The Gospel according to Jerry Cantrell
It was Elton John that got me into music
But I can´t remember which song. He was the first artist I started listening to and he´s one of the greatest of all time. Great song-writing, a lot of feeling, amazing lyrics...even before I understood what it was about.
Red carpets are always weird, it´s always uncomfortable
It´s cool that your peers or your fans or the industry recognise you. As far as numbers and winning awards, that´s nice, but it ain´t why I do this. We´ve had a lot of success and I guess those achievements speak better than a hunk of plastic or metal that sits on your mantel.
I don´t even remember the first guitar I bought.
It was a Korean-made Strat from a swap meet. I bought my first real guitar on payments when I was working in a music store in Texas – I was about 18. I still have it. It´s the one most people recognise me playing – a 1984 G&L Rampage.
When I was a kid I wanted to be Angus Young or Ace Frehley
Kiss get a lot of flak, it´s very fashionable to slag them off, but I think they were a very important band in rock history. They certainly were for me, when I was younger. They had good, basic rock songs, and nobody had that larger than life persona. For a young kid that was an important period. Those old records have some amazing songs.
If you´ve followed us over the years you´ll get our sense of humour
You´ve probably seen us making asses out of ourselves on Headbanger´s Ball, and I think any band can relate to that. We´re not the cornerstone on having a good timeor being smart asses! I guess everybody took the music very seriously, even though we didn´t take ourselves as serously as we took the music! That certainly came across with all of the bands of our era and it wasn´t just in Seattle, it was all over the world.
I used to jam with guys who were far better than me.
Probably because I was always interested in learning and getting better, so I´d try to learn from them, and it seemed to work out pretty good! They were a couple of years older than me, maybe had a band and had done gigs, and I´d hang out with them until I was on their level or surpassed them, just absorbing as much as I could. Then when I felt it was time to move on, I´d do that, until I met the guys in Alice.
Grunge was never a popular word for any of us in Seattle.
Before that word, it was referred to as the“Seattle Sound“, and I liked that because, although we were all unique, there was definitely a kind of ethos, a bunch of kids making noise and playing bars and parties.

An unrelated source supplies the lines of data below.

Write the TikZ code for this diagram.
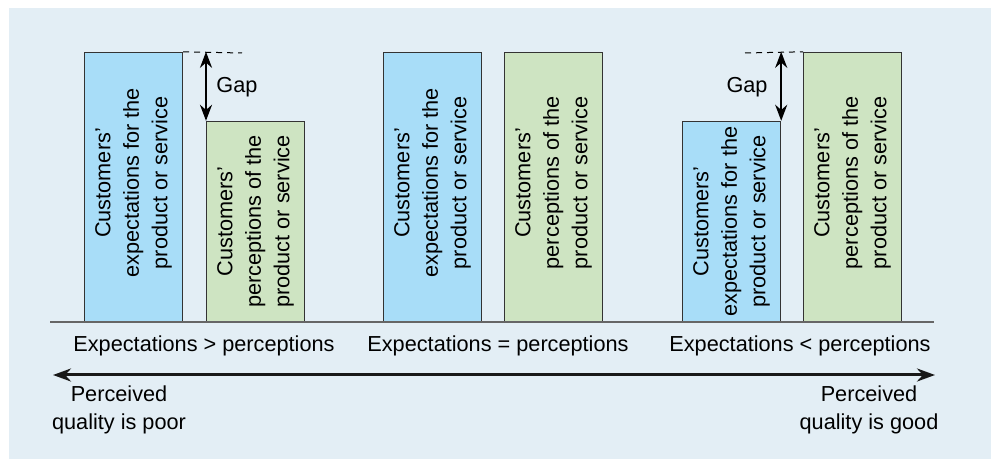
\documentclass[tikz,border=0pt]{standalone}
\usepackage{fontspec}
\setmainfont{Liberation Sans}
\usetikzlibrary{arrows.meta}
\definecolor{panelbg}{HTML}{E3EEF5}
\definecolor{expblue}{HTML}{A8DDF8}
\definecolor{pergreen}{HTML}{CEE4C2}
\tikzset{
  bar/.style={draw=black!80,line width=0.6pt,anchor=south west,minimum width=49pt,inner sep=0pt}, % column
  expbar/.style={bar,fill=expblue},      % expectations
  perbar/.style={bar,fill=pergreen},     % perceptions
  tall/.style={minimum height=134.5pt},
  short/.style={minimum height=100pt},
  bartext/.style={rotate=90,align=center,inner sep=0pt},
  gaparr/.style={{Stealth[length=8pt,width=6pt]}-{Stealth[length=8pt,width=6pt]},line width=1.2pt},
  level/.style={black,line width=0.5pt,dash pattern=on 3pt off 2.5pt},
  axis/.style={black!60,line width=1pt},
  qualarr/.style={{Stealth[length=9pt,width=6.5pt]}-{Stealth[length=9pt,width=6.5pt]},line width=1.5pt,black!90},
}
\newcommand{\exptext}{Customers’\\expectations for the\\product or service}
\newcommand{\pertext}{Customers’\\perceptions of the\\product or service}

\begin{document}
\begin{tikzpicture}[x=0.5pt,y=-0.5pt,font=\fontsize{10.85}{14.25}\selectfont]
  \useasboundingbox (0,0) rectangle (991,459);
  \fill[panelbg] (9,8) rectangle (991,459);

  % expectations > perceptions
  \node[expbar,tall] (e1) at (84,322) {};
  \node[bartext] (e1t) at ([yshift=2pt]e1.center) {\exptext};
  \node[perbar,short] (p1) at (206,322) {};
  \node[bartext] (p1t) at (p1.center) {\pertext};
  \coordinate (d1) at (242,53);
  \draw[level] (e1.north east) -- (d1);
  \draw[gaparr] (p1.north west |- e1.north) -- (p1.north west);
  \node (gap1) at (237,87) {Gap};

  % expectations = perceptions
  \node[expbar,tall] (e2) at (383,322) {};
  \node[bartext] (e2t) at ([yshift=2pt]e2.center) {\exptext};
  \node[perbar,tall] (p2) at (504,322) {};
  \node[bartext] (p2t) at ([yshift=2pt]p2.center) {\pertext};

  % expectations < perceptions
  \node[expbar,short] (e3) at (682,322) {};
  \node[bartext] (e3t) at (e3.center) {\exptext};
  \node[perbar,tall] (p3) at (803,322) {};
  \node[bartext] (p3t) at ([yshift=2pt]p3.center) {\pertext};
  \coordinate (d3) at (745,53);
  \draw[level] (d3) -- (p3.north west);
  \draw[gaparr] (e3.north east |- p3.north) -- (e3.north east);
  \node (gap3) at (747,87) {Gap};

  % base line and captions
  \coordinate (bl) at (50,322);
  \coordinate (br) at (934,322);
  \draw[axis] (bl) -- (br);
  \node (c1) at (204,346) {Expectations > perceptions};
  \node (c2) at (498,346) {Expectations = perceptions};
  \node (c3) at (800,346) {Expectations < perceptions};

  % quality scale
  \coordinate (ql) at (53,375);
  \coordinate (qr) at (935,375);
  \draw[qualarr] (ql) -- (qr);
  \node[align=center] (poor) at (119,410) {Perceived\\quality is poor};
  \node[align=center] (good) at (869,410) {Perceived\\quality is good};
\end{tikzpicture}
\end{document}
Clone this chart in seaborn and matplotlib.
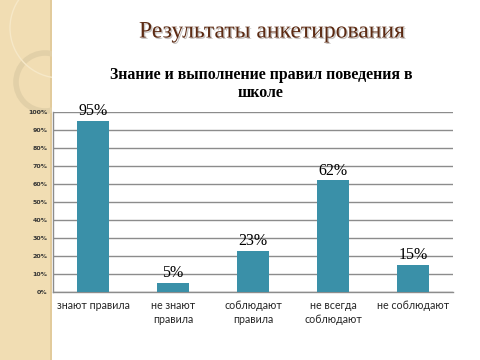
import matplotlib

matplotlib.use("Agg")
import matplotlib.pyplot as plt
import matplotlib.patheffects as pe
from matplotlib.patches import Rectangle, Ellipse
from matplotlib.ticker import FixedLocator, PercentFormatter
import pandas as pd
import seaborn as sns

# Survey data
categories = ["знают правила", "не знают\nправила", "соблюдают\nправила",
              "не всегда\nсоблюдают", "не соблюдают"]
values = [95, 5, 23, 62, 15]
y_ticks = list(range(0, 101, 10))

slide_title = "Результаты анкетирования"
chart_title = "Знание и выполнение правил поведения в\nшколе"

bar_color = "#3a90a8"
grid_color = "#8c8c8c"

sns.set_theme(style="white")
plt.rcParams["font.family"] = ["Liberation Serif", "DejaVu Serif"]

fig = plt.figure(figsize=(4.8, 3.6), dpi=100)
fig.patch.set_facecolor("white")

# beige side strip of the slide
strip = Rectangle((0, 0), 52 / 480, 1, transform=fig.transFigure,
                  facecolor="#f1ddb3", edgecolor="none", zorder=0)
fig.patches.append(strip)
fig.patches.append(Rectangle((50 / 480, 0), 2 / 480, 1, transform=fig.transFigure,
                             facecolor="#e2cb9c", edgecolor="none", zorder=0))
ring = Ellipse((45 / 480, 1 - 82 / 360), 58 / 480, 58 / 360, transform=fig.transFigure,
               facecolor="none", edgecolor="#e2d0a8", linewidth=4, zorder=0)
fig.patches.append(ring)
ring.set_clip_path(strip)
arc = Ellipse((60 / 480, 1 - 28 / 360), 100 / 480, 100 / 360, transform=fig.transFigure,
              facecolor="none", edgecolor="#f6e8c8", linewidth=1, zorder=0)
fig.patches.append(arc)
arc.set_clip_path(strip)

df = pd.DataFrame({"category": categories, "value": values})

ax = fig.add_axes([53 / 480, 68 / 360, 400 / 480, 180 / 360], zorder=2)
ax.patch.set_alpha(0)
sns.barplot(data=df, x="category", y="value", color=bar_color, width=0.4,
            saturation=1, linewidth=0, ax=ax, zorder=3)

ax.set_xlim(-0.5, len(categories) - 0.5)
ax.set_ylim(0, 100)
ax.set_yticks(y_ticks)
ax.yaxis.set_major_formatter(PercentFormatter(decimals=0))
ax.yaxis.grid(True, color=grid_color, linewidth=1)
ax.set_axisbelow(True)
ax.set_xlabel("")
ax.set_ylabel("")

for side in ["top", "right"]:
    ax.spines[side].set_visible(False)
for side in ["left", "bottom"]:
    ax.spines[side].set_color(grid_color)
    ax.spines[side].set_linewidth(1)

ax.tick_params(axis="y", labelsize=4.5, length=0, pad=4, labelcolor="#333333")
for lab in ax.get_yticklabels():
    lab.set_fontfamily(["DejaVu Sans"])
    lab.set_fontweight("bold")

ax.set_xticks(range(len(categories)))
ax.set_xticklabels(categories, fontsize=7.7, family=["Lato", "DejaVu Sans"],
                   linespacing=1.25, va="top")
ax.tick_params(axis="x", length=0, pad=6)
ax.xaxis.set_minor_locator(FixedLocator([i + 0.5 for i in range(-1, len(categories))]))
ax.tick_params(axis="x", which="minor", length=3, color=grid_color, width=1)

for i, v in enumerate(values):
    ax.text(i, v + 1, f"{v}%", ha="center", va="bottom", fontsize=11.5,
            color="black")

fig.text(272 / 480, 1 - 32 / 360, slide_title, ha="center", va="center",
         fontsize=17, color="#5c2a12",
         path_effects=[pe.withSimplePatchShadow(offset=(1, -1), alpha=0.25)])
fig.text(261 / 480, 1 - 84 / 360, chart_title, ha="center", va="center",
         fontsize=11.4, fontweight="bold", color="black", linespacing=1.15)

fig.savefig("out.png", dpi=100)
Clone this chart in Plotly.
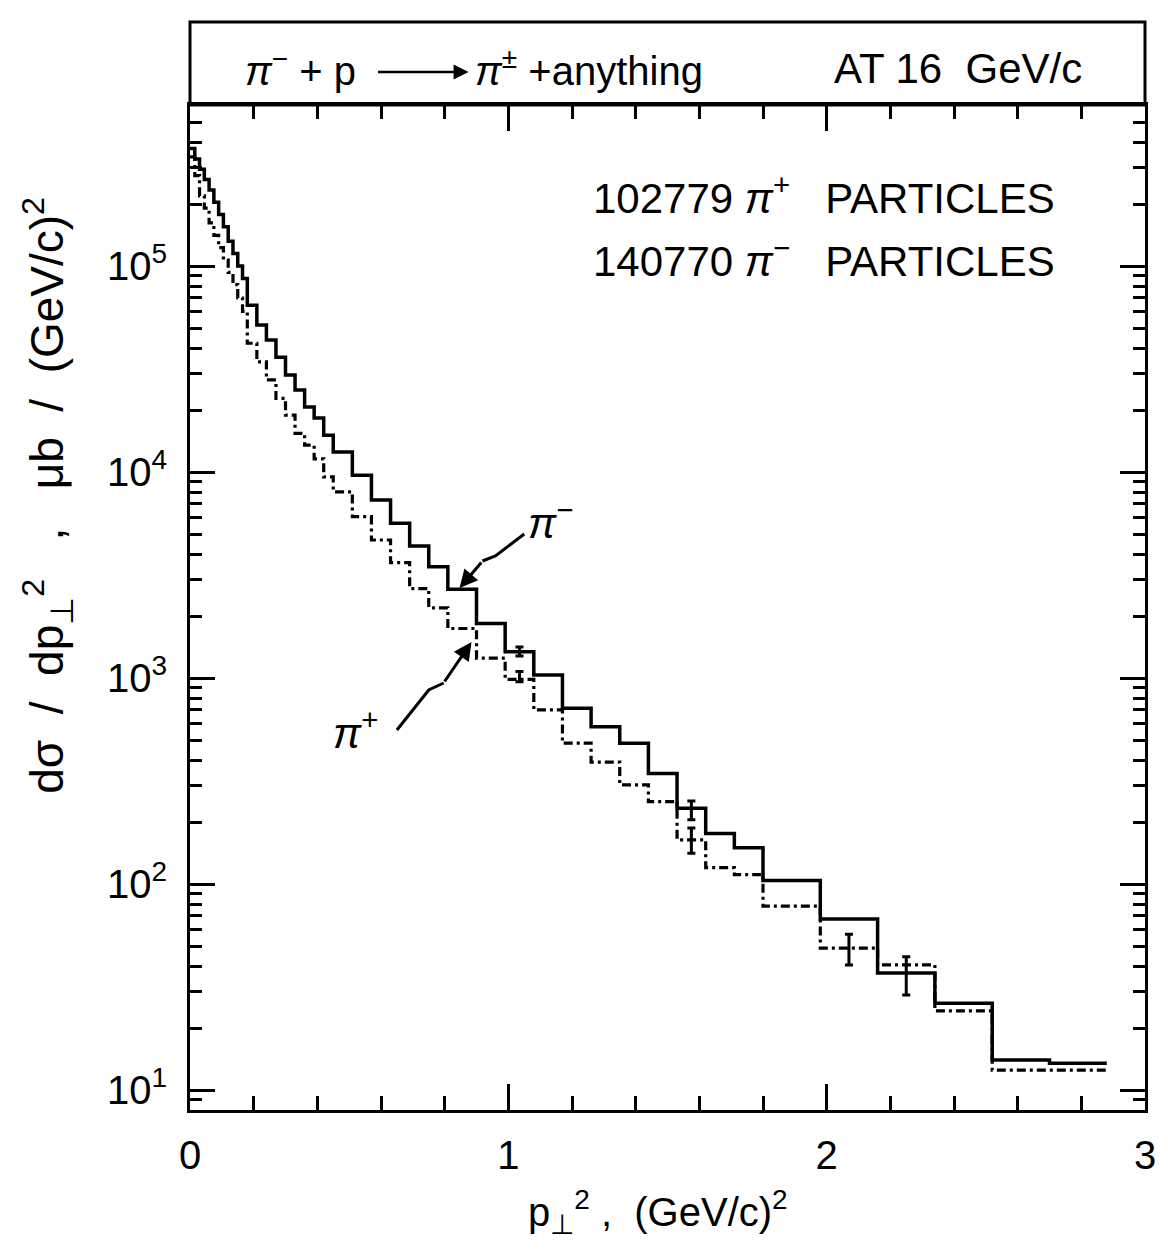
import plotly.graph_objects as go

# ---------------- data ----------------
bin_edges = [0, 0.015, 0.03, 0.045, 0.06, 0.075, 0.09, 0.105, 0.12, 0.135, 0.15, 0.165, 0.18,
             0.21, 0.24, 0.27, 0.30, 0.33, 0.36, 0.39, 0.42, 0.45,
             0.51, 0.57, 0.63, 0.69, 0.75, 0.81,
             0.90, 0.99, 1.08, 1.17, 1.26, 1.35, 1.44, 1.53, 1.62, 1.71, 1.80,
             1.98, 2.16, 2.34, 2.52, 2.70, 2.88]

pi_minus = [372000, 331000, 295000, 263000, 234000, 204000, 178000, 155000, 132000, 115000, 100000, 87100,
            64600, 51800, 43800, 36100, 29600, 25000, 20700, 18300, 15100,
            12500, 9660, 7310, 5650, 4380, 3470,
            2700, 1840, 1340, 1035, 713, 581, 483, 344, 233, 176, 150,
            104, 67.6, 37.0, 26.4, 14.0, 13.5]

pi_plus = [339000, 275000, 219000, 191000, 162000, 141000, 123000, 107000, 93300, 81300, 70000, 60300,
           42200, 34300, 28000, 22800, 18900, 15400, 13500, 11600, 9480,
           8020, 6070, 4680, 3630, 2720, 2190,
           1740, 1250, 986, 700, 483, 391, 303, 251, 164, 120, 111,
           78.2, 48.9, 40.5, 24.2, 12.5, 12.5]

pim_err_x = [1.035, 1.575, 2.25]
pim_err_c = [1340, 233, 37.0]
pim_err_lo = [1279, 205, 28.9]
pim_err_hi = [1413, 253, 44.3]

pip_err_x = [1.035, 1.575, 2.07]
pip_err_c = [986, 164, 48.9]
pip_err_lo = [960, 141, 40.4]
pip_err_hi = [1075, 187, 57.1]

x_tick_vals = [0, 1, 2, 3]
x_tick_text = ["0", "1", "2", "3"]
y_tick_vals = [10, 100, 1000, 10000, 100000]
y_tick_text = ["10<sup>1</sup>", "10<sup>2</sup>", "10<sup>3</sup>", "10<sup>4</sup>", "10<sup>5</sup>"]

# ---------------- layout geometry (pixels) ----------------
W, H = 1168, 1256
L, R, T, B = 190, 1150, 105, 1110
FONT = "Liberation Sans, Arial, sans-serif"


def px(x):
    return (x - L) / (R - L)


def py(y):
    return (B - y) / (B - T)


fig = go.Figure()

fig.add_trace(go.Scatter(
    x=bin_edges, y=pi_minus + [pi_minus[-1]], mode="lines", line_shape="hv",
    line=dict(color="black", width=3.5), showlegend=False, hoverinfo="skip"))

fig.add_trace(go.Scatter(
    x=bin_edges, y=pi_plus + [pi_plus[-1]], mode="lines", line_shape="hv",
    line=dict(color="black", width=3.2, dash="9px,4px,3px,4px"), showlegend=False, hoverinfo="skip"))

fig.add_trace(go.Scatter(
    x=pim_err_x, y=pim_err_c, mode="markers", marker=dict(size=1, color="rgba(0,0,0,0)"),
    error_y=dict(type="data", symmetric=False,
                 array=[h - c for h, c in zip(pim_err_hi, pim_err_c)],
                 arrayminus=[c - l for c, l in zip(pim_err_c, pim_err_lo)],
                 color="black", thickness=3, width=4),
    showlegend=False, hoverinfo="skip"))

fig.add_trace(go.Scatter(
    x=pip_err_x, y=pip_err_c, mode="markers", marker=dict(size=1, color="rgba(0,0,0,0)"),
    error_y=dict(type="data", symmetric=False,
                 array=[h - c for h, c in zip(pip_err_hi, pip_err_c)],
                 arrayminus=[c - l for c, l in zip(pip_err_c, pip_err_lo)],
                 color="black", thickness=3, width=4),
    showlegend=False, hoverinfo="skip"))

fig.update_xaxes(
    range=[0, 3], tickvals=x_tick_vals, ticktext=x_tick_text,
    ticks="inside", ticklen=26, tickwidth=2.5, tickcolor="black",
    minor=dict(dtick=0.2, tick0=0, ticks="inside", ticklen=14, tickwidth=2.5, tickcolor="black"),
    showline=True, linewidth=3, linecolor="black", mirror="ticks",
    showgrid=False, zeroline=False,
    tickfont=dict(family=FONT, size=40, color="black"), ticklabelstandoff=8)

fig.update_yaxes(
    type="log", range=[0.903, 5.782], tickvals=y_tick_vals, ticktext=y_tick_text,
    ticks="inside", ticklen=25, tickwidth=2.5, tickcolor="black",
    minor=dict(dtick="D1", ticks="inside", ticklen=12, tickwidth=2.5, tickcolor="black"),
    showline=True, linewidth=3, linecolor="black", mirror="ticks",
    showgrid=False, zeroline=False,
    tickfont=dict(family=FONT, size=40, color="black"), ticklabelstandoff=12)

shapes = [
    dict(type="rect", xref="paper", yref="paper", x0=0, x1=1, y0=1, y1=py(22),
         line=dict(color="black", width=3)),
    # lightning-style arrow shafts
    dict(type="path", xref="paper", yref="paper",
         path=f"M {px(526)},{py(534)} L {px(497)},{py(556)} L {px(484)},{py(561)}",
         line=dict(color="black", width=3)),
    dict(type="path", xref="paper", yref="paper",
         path=f"M {px(398)},{py(730)} L {px(430)},{py(690)} L {px(445)},{py(683)}",
         line=dict(color="black", width=3)),
]

annotations = [
    dict(text="<i>π</i><sup>−</sup> + p", x=px(243), y=py(68), xref="paper", yref="paper",
         xanchor="left", yanchor="middle", showarrow=False,
         font=dict(family=FONT, size=40, color="black")),
    dict(text="", x=px(470), y=py(72), xref="paper", yref="paper", ax=-92, ay=0,
         showarrow=True, arrowhead=2, arrowsize=1.2, arrowwidth=2.5, arrowcolor="black"),
    dict(text="<i>π</i><sup>±</sup> +anything", x=px(474), y=py(68), xref="paper", yref="paper",
         xanchor="left", yanchor="middle", showarrow=False,
         font=dict(family=FONT, size=40, color="black")),
    dict(text="AT 16  GeV/c", x=px(835), y=py(68), xref="paper", yref="paper",
         xanchor="left", yanchor="middle", showarrow=False,
         font=dict(family=FONT, size=42, color="black")),
    dict(text="102779 <i>π</i><sup>+</sup>   PARTICLES", x=px(1062), y=py(195), xref="paper", yref="paper",
         xanchor="right", yanchor="middle", showarrow=False,
         font=dict(family=FONT, size=42, color="black")),
    dict(text="140770 <i>π</i><sup>−</sup>   PARTICLES", x=px(1062), y=py(258), xref="paper", yref="paper",
         xanchor="right", yanchor="middle", showarrow=False,
         font=dict(family=FONT, size=42, color="black")),
    dict(text="<i>π</i><sup>−</sup>", x=px(528), y=py(520), xref="paper", yref="paper",
         xanchor="left", yanchor="middle", showarrow=False,
         font=dict(family=FONT, size=42, color="black")),
    dict(text="<i>π</i><sup>+</sup>", x=px(332), y=py(730), xref="paper", yref="paper",
         xanchor="left", yanchor="middle", showarrow=False,
         font=dict(family=FONT, size=42, color="black")),
    # arrowheads
    dict(text="", x=px(461), y=py(588), xref="paper", yref="paper", ax=23, ay=-27,
         showarrow=True, arrowhead=2, arrowsize=1.2, arrowwidth=3, arrowcolor="black"),
    dict(text="", x=px(473), y=py(642), xref="paper", yref="paper", ax=-28, ay=41,
         showarrow=True, arrowhead=2, arrowsize=1.2, arrowwidth=3, arrowcolor="black"),
    # axis titles
    dict(text="p<sub>⊥</sub><sup>2</sup> ,  (GeV/c)<sup>2</sup>", x=px(660), y=py(1212),
         xref="paper", yref="paper", xanchor="center", yanchor="middle", showarrow=False,
         font=dict(family=FONT, size=40, color="black")),
    dict(text="dσ  /  dp<sub>⊥</sub><sup>2</sup>   ,   μb  /  (GeV/c)<sup>2</sup>", x=px(46), y=py(495),
         xref="paper", yref="paper", xanchor="center", yanchor="middle", showarrow=False,
         textangle=-90, font=dict(family=FONT, size=46, color="black")),
]

fig.update_layout(
    width=W, height=H,
    margin=dict(l=L, r=W - R, t=T, b=H - B),
    paper_bgcolor="white", plot_bgcolor="white",
    shapes=shapes, annotations=annotations, showlegend=False)

fig.write_html("out.html")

All the Seattle bands shared that, because it was such a small town and we all went to each other´s gigs and hung out with each other.
There´s nothing mysterious about naming our album The Devil put dinosaurs here
It´s just unfortunate that we do so many shitty things to each other that just have nothing to do with facts. Like, we haven´t figured out this yet? Come on! Just accepting each other for being different. Just having this thing where you have to hate somebody else because they look different than you or like to get their orgasm different than you, it´s just fucking stupid! I´m a huge Bill Hicks fan and a huge Bill Maher fan, so I´m sure They´d dig the album title!
Everybody´s got a little bit of a drive to beat mortality
Whether it´s having kids to live on after you or whatever. I don´t know if our music´ll be around forever, but it´ll be probably be around for longer than me! A lot of achievement are based on that primal urge I guess. I´m glad people still dig it, and I´m aware of how rare this is, especially to get second chances. It´s funny to think the thing that you did to avoid having a job became your life´s work...the thing you created with your friends all those years ago took on a life of its own. You continue to give it life by recording and touring, but it´s still kind of its own thing. A good example of that is when our band was very inactive when Layne passed. We weren´t around, but the music was still out there.